There are plenty of bad movies out there. To be more specific, there are plenty of bad comedies out there. And in my eyes, no type of bad movie is worse to endure than a bad comedy. If a bad movie’s trying to take itself seriously, you can at least get the occasional unintentional laugh at some of the things it screws up. But bad comedies throw unfunny joke after unfunny joke at the audience, and the worst of these rank among some of the worst movies I’ve ever seen. Now, Movie 43 is taking up valuable theater screens nationwide, and the result is, to put it mildly, an insult to audiences and filmmakers in every possible way.
The movie is an anthology collection of several shorts that don’t have any true connection to each other. The framing story involves Dennis Quaid as a screenwriter trying to pitch his movie to a studio executive played by Greg Kinnear, which only results in bad dialogue and lame attempts at being clever each time it comes back on the screen. Not only that, but this main story doesn’t even have a proper conclusion. Out of nowhere, it switches into a meta, self-referential series of jokes and just jumps to the last two shorts before the credits roll.
The individual shorts revolve around incredibly stupid and juvenile premises of varying degrees of plausability. I’m going to be vague with some of these descriptions, because children might read this review. The first short involves Kate Winslet on a blind date with Hugh Jackman, who happens to have a certain vulgar body part unnaturally placed on his neck for all to see. The next is an incredibly mean-spirited segment revolving around two parents homeschooling their son and attempting to give an authentic high school experience through simulating peer hazing, bullying, and overall torment.
The other shorts include such gems as two friends finding a leprechaun, tying him up in a basement, and beating him until he gives them his pot of gold.
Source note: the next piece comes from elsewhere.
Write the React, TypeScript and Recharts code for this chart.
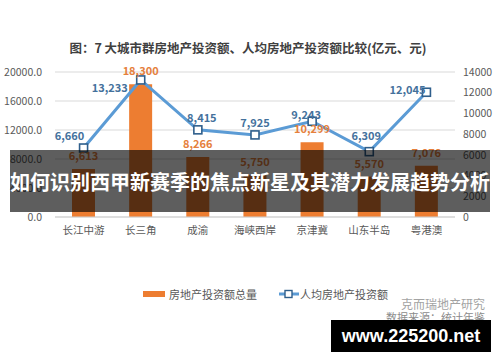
import React from 'react';
import { ComposedChart, Bar, Line, XAxis, YAxis, CartesianGrid, LabelList, Legend } from 'recharts';

const regions = ['长江中游', '长三角', '成渝', '海峡西岸', '京津冀', '山东半岛', '粤港澳'];
const investTotal = [6613, 18300, 8266, 5750, 10299, 5570, 7076];
const investPerCapita = [6660, 13233, 8415, 7925, 9243, 6309, 12045];
const leftTicks = [0, 4000, 8000, 12000, 16000, 20000];
const rightTicks = [0, 2000, 4000, 6000, 8000, 10000, 12000, 14000];

const data = regions.map((name, i) => ({
    name,
    total: investTotal[i],
    perCapita: investPerCapita[i],
}));

const FONT = '"Noto Sans CJK SC", "Noto Sans", sans-serif';
const ORANGE = '#ed7d31';
const BLUE = '#5b9bd5';
const NAVY = '#2f5f8c';

// nudges so the line labels don't sit on the bars / each other
const lineLabelShift: Record<string, [number, number]> = {
    长江中游: [-14, -13],
    长三角: [-31, 7],
    成渝: [4, -13],
    海峡西岸: [0, -13],
    京津冀: [-6, -7],
    山东半岛: [-3, -17],
    粤港澳: [-19, -3],
};

const fmt = (v: number) => v.toLocaleString('en-US');

const SquareDot = (props: any) => {
    const { cx, cy } = props;
    if (cx == null || cy == null) return null;
    return <rect x={cx - 4} y={cy - 4} width={8} height={8} fill="#ffffff" stroke={NAVY} strokeWidth={1.6} />;
};

const LineLabel = (props: any) => {
    const { x, y, value, index } = props;
    const [dx, dy] = lineLabelShift[regions[index]] || [0, -13];
    return (
        <text x={x + dx} y={y + dy} textAnchor="middle" dominantBaseline="central"
            fill="#44719c" fontSize={11} fontWeight="bold" fontFamily={FONT}>
            {fmt(value)}
        </text>
    );
};

const BarLabel = (props: any) => {
    const { x, y, width, value } = props;
    return (
        <text x={x + width / 2} y={y - 14} textAnchor="middle" dominantBaseline="central"
            fill="#e5803c" fontSize={11} fontWeight="bold" fontFamily={FONT}>
            {fmt(value)}
        </text>
    );
};

const LegendContent = () => (
    <div style={{ display: 'flex', justifyContent: 'center', alignItems: 'center', fontFamily: FONT, fontSize: 11, color: '#595959' }}>
        <svg width={24} height={10} style={{ marginRight: 3 }}>
            <rect x={1} y={2} width={22} height={6} fill={ORANGE} />
        </svg>
        <span style={{ marginRight: 22 }}>房地产投资额总量</span>
        <svg width={20} height={10} style={{ marginRight: 1 }}>
            <line x1={0} y1={5} x2={20} y2={5} stroke={BLUE} strokeWidth={3} />
            <rect x={6} y={1.5} width={7} height={7} fill="#fff" stroke={NAVY} strokeWidth={1.4} />
        </svg>
        <span>人均房地产投资额</span>
    </div>
);

export default function App() {
    return (
        <div style={{ position: 'absolute', left: 0, top: 0, width: 500, height: 362, background: '#fff', overflow: 'hidden', fontFamily: FONT }}>
            <div style={{ position: 'absolute', left: 0, top: 38, width: 496, textAlign: 'center', fontSize: 12.5, fontWeight: 'bold', color: '#404040' }}>
                图：7 大城市群房地产投资额、人均房地产投资额比较(亿元、元)
            </div>

            <ComposedChart width={500} height={362} data={data} margin={{ top: 72, right: 0, bottom: 115, left: 0 }}>
                <CartesianGrid vertical={false} stroke="#d9d9d9" yAxisId="left" />
                <XAxis dataKey="name" axisLine={{ stroke: '#d0d0d0' }} tickLine={false} tickMargin={4}
                    tick={{ fill: '#595959', fontSize: 10.5, fontFamily: FONT }} />
                <YAxis yAxisId="left" width={55} domain={[0, 20000]} ticks={leftTicks} axisLine={false} tickLine={false}
                    tickMargin={7} tickFormatter={(v) => v.toFixed(1)}
                    tick={{ fill: '#595959', fontSize: 10.5, fontFamily: FONT }} />
                <YAxis yAxisId="right" orientation="right" width={45} domain={[0, 14000]} ticks={rightTicks}
                    axisLine={false} tickLine={false} tickMargin={2}
                    tick={{ fill: '#595959', fontSize: 10.5, fontFamily: FONT, textAnchor: 'start' }} />
                <Bar yAxisId="left" dataKey="total" fill={ORANGE} barSize={23} isAnimationActive={false}>
                    <LabelList dataKey="total" content={BarLabel} />
                </Bar>
                <Line yAxisId="right" dataKey="perCapita" type="linear" stroke={BLUE} strokeWidth={3}
                    dot={<SquareDot />} activeDot={false} isAnimationActive={false}>
                    <LabelList dataKey="perCapita" content={LineLabel} />
                </Line>
                <Legend layout="horizontal" verticalAlign="middle" align="center" content={<LegendContent />}
                    wrapperStyle={{ position: 'absolute', top: 286, left: 0, width: 530 }} />
            </ComposedChart>

            <div style={{ position: 'absolute', right: 15, top: 295, fontSize: 12, color: '#a3a3a3' }}>克而瑞地产研究</div>
            <div style={{ position: 'absolute', right: 15, top: 309, fontSize: 11, color: '#8c8c8c' }}>数据来源：统计年鉴</div>

            <div style={{
                position: 'absolute', left: 10, top: 150, width: 480, height: 62, background: 'rgba(0,0,0,0.63)',
                display: 'flex', alignItems: 'center', justifyContent: 'center',
                color: '#fff', fontSize: 20, fontWeight: 'bold', whiteSpace: 'nowrap',
            }}>
                如何识别西甲新赛季的焦点新星及其潜力发展趋势分析
            </div>

            <div style={{
                position: 'absolute', left: 331, top: 320, width: 160, height: 32, background: '#000',
                display: 'flex', alignItems: 'center', justifyContent: 'center',
                color: '#fff', fontSize: 18, fontWeight: 'bold', fontFamily: '"Liberation Sans", Arial, sans-serif',
            }}>
                www.225200.net
            </div>
        </div>
    );
}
Another has two people on a first date playing an increasingly ridiculous game of Truth or Dare. Finally, one of the last stories shows us a basketball coach giving his team a pep talk revolving solely around the idea that they will naturally win because they’re black.
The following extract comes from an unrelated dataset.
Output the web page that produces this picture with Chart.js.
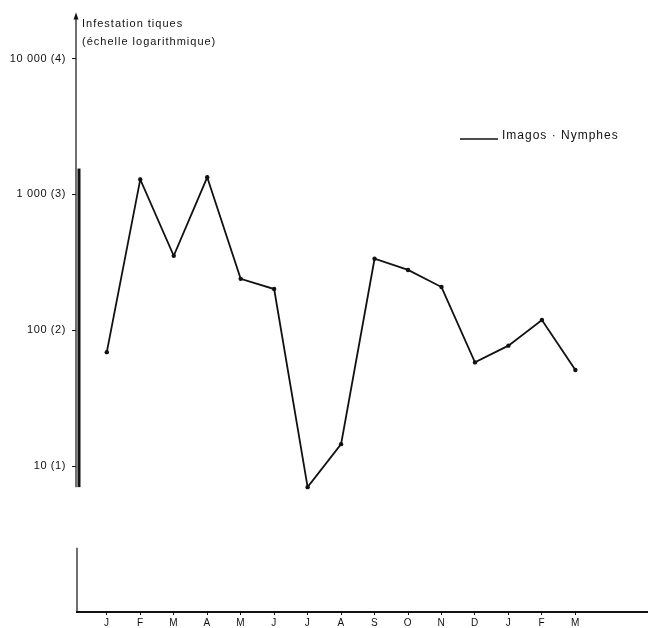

There are numerous other shorts, but I’m not going to get into them, either because their basic synopses are too vulgar to mention here or because I don’t want to revisit them again, even if it’s just through memories. All you need to know is that every last one resorts to cheap shock humor with no substance or cleverness behind it in a weak attempt to get a reaction out of those unfortunate enough to be watching this.
The most baffling aspect of the film is how star-studded the cast is. I mentioned Jackman and Winslet, but there are also plenty of other big names, including but not limited to Halle Berry, Seth MacFarlane, Naomi Watts, Anna Faris, Richard Gere, and several other familiar faces. From what I understand, the only reason some of them agreed to be in the movie was simply because the people behind it kept pestering them until they gave in. It was practically surreal seeing Hugh Jackman, fresh off a great Oscar-nominated performance in Les Miserables, sinking to such a low alongside actresses such as Winslet and Berry who actually have earned Oscars, and have no excuse to resort to being in such an embarrassing film.
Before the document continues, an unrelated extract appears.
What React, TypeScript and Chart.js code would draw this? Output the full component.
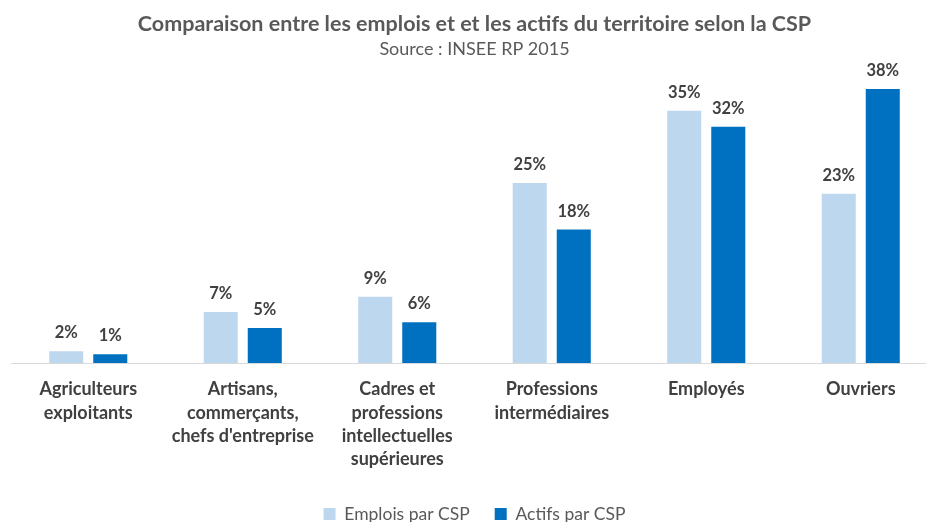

Movie 43 is an absolute trainwreck. It’s frustrating and maddening to think that it got greenlighted for production, while there are doubtlessly other, much more clever scripts out there that have been rejected. It’s an insult to filmmakers, an insult to moviegoers, and an insult to film in general. I’ve done almost 50 movie reviews here, and despite seeing some stinkers, I still never felt the need to drop the 1-star bomb for any of them. This has the dubious honor of being the first to get it. Don’t waste your time and watch it expecting either a good comedy or a so-bad-it’s-good movie. I saw several people get up and leave in the theater as the movie went on. If I didn’t feel obligated to see the whole thing for this reviews’ sake, I would have been one of them.